Comparison oil spills with chemical spills
While oil spills are much larger than chemical spills they are also occur more frequently. However, with many different chemicals being transported, the risk of any individual chemical being released is very much less than the risk of an oil release.
Oils can evaporate, float, dissolve or sink as their component chemicals dictate Oil spill response is focused on removing the floating oil from the water surface and on minimizing its spread. The large quantities that evaporate, naturally disperse or dissolve are welcomed as being beyond response. (Deep Water Horizon spill 2010). In fact enhance dispersion by dispersant application is one of the oil spill response options that reduce hazard by exposing it to enhanced biodegradation as dispersed droplets in the water column.
However, the floating part of an oil spill is treatable because it is visible by colour differentiation. In contrast, most chemicals are invisible on the water surface.
Again, released chemicals, naturally transferred to the air and to the water column should also be welcomed as untreatable being present in smaller amounts than oil components and just as likely to dilute therein to zero concentration. Yet again, floating, persistent chemicals, if visible with the help of remote sensing techniques, could be treated like oil spills. On the other hand, persistent floating chemicals that remain on the water surface for long enough and which are not more explosive/flammable or toxic than oil could be treated by oil response techniques.
Further to similarities, oil and chemicals could be flammable; Oil and chemicals could be explosive (gas plume); Oil and chemicals could be toxic in air and in the water column subject to exposure concentrations. However some chemicals are intrinsically more toxic than oils, while weathered oil is effectively less toxic but is sticky. As to oil components and chemicals, some are carcinogenic subject to exposure concentrations, while some individual chemicals can be; explosives (IMDG Class 1), reacting substance (IMDG Class 4) corrosives (IMDG Class 8) oxidizing substances (IMDG class 4) and radioactive substances (IMDG class 7), which is never the case for oil.
Chemicals can also be released while still inside a package (drum, container etc.), the more toxic substances being transported in stronger packages, which withstand exposure to the marine environment for longer without losing their content. However, releases from such sources are small and non-recoverable.
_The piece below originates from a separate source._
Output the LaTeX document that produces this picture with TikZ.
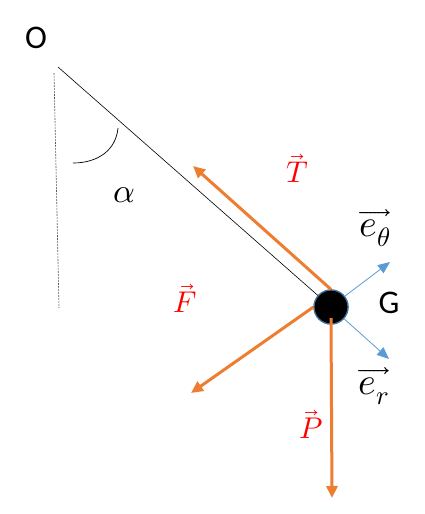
\documentclass[tikz,border=0pt]{standalone}
\usepackage{amsmath}
\usepackage{fontspec}
\usepackage{unicode-math}
\setsansfont{Carlito}
\setmathfont{Latin Modern Math}
\usetikzlibrary{arrows.meta,positioning}
\definecolor{forceorange}{HTML}{ED7D31}
\definecolor{baseblue}{HTML}{5B9BD5}
\definecolor{balledge}{HTML}{41719C}

\begin{document}
\begin{tikzpicture}[x=1pt, y=-1pt,
force/.style={forceorange, line width=3pt, -{Triangle[length=12pt,width=11pt]}},
base/.style={baseblue, line width=0.8pt, -{Triangle[length=12pt,width=10pt]}},
flabel/.style={text=red, inner sep=1pt, font=\fontsize{30}{33}\selectfont},
elabel/.style={inner sep=1pt, font=\fontsize{38}{40}\selectfont},
plain/.style={font=\sffamily\fontsize{33}{36}\selectfont}]
\useasboundingbox (0,0) rectangle (424,514);

\coordinate (O) at (58,67);
\node [plain] (o_lab) at (36,38) {O};
\node [circle, fill=black, draw=balledge, line width=1.2pt,
minimum size=34pt, inner sep=0pt] (G) at (331,307) {};
\node [plain] (g_lab) at (389,303) {G};

% fil et verticale
\draw [gray!70!black, line width=0.6pt, dash pattern=on 2pt off 1pt] (54,73) -- (59,308);
\draw [line width=0.6pt] (O) -- (G.center);
\draw [line width=0.7pt] (118,128) .. controls (116,150) and (98,163) .. (73,163);
\node (alpha) at (124,195) {\fontsize{34}{36}\selectfont$\alpha$};

% redraw ball on top of the string
\node [circle, fill=black, draw=balledge, line width=1.2pt,
minimum size=34pt, inner sep=0pt] at (G) {};

% forces
\coordinate (T_end) at (193,166);
\coordinate (F_end) at (191,393);
\coordinate (P_end) at (332,498);
\draw [force] (G.north) -- (T_end);
\draw [force] (G.west) -- (F_end);
\draw [force] ([yshift=-11pt]G.center) -- (P_end);

\node [flabel] (T_lab) at (297,168) {$\vec{T}$};
\node [flabel] (F_lab) at (185,298) {$\vec{F}$};
\node [flabel] (P_lab) at (311,424) {$\vec{P}$};

% base locale
\coordinate (eth_end) at (390,262);
\coordinate (er_end) at (389,359);
\draw [base] (G.38) -- (eth_end);
\draw [base] (G.-42) -- (er_end);
\node [elabel] (eth_lab) at (375,228) {$\overrightarrow{e_\theta}$};
\node [elabel] (er_lab) at (374,386) {$\overrightarrow{e_r}$};

\end{tikzpicture}
\end{document}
Therefore, rather than concentrating on released chemicals it is better to focus on chemicals still recoverable in the package before the content is released through corrosion or severe weather.
This being best achieved by salvaging grounded ships, recovering (tank) containers with chemicals inside, and by recovering packages from the sea or the seabed.
Similarly, in incidents involving oil and bulk chemicals, the first priority is to save cargo and bunkers by lightened to another tanker.
Salvage techniques for oil and chemical spills should, therefore, be the focal point in dealing with incidents of both. Only the visible floating chemicals and those which sink to the seabed should be recovered as for oil, the latter being seen as a salvage job.
In fact we can speak about the chemical spill response as we can about oil spill response, the hazards and the behaviours being comparable unless the chemicals need further consideration in respect of some additional radioactivity, corrosiveness, reactivity, and, in case of IMDG class 1, explosion.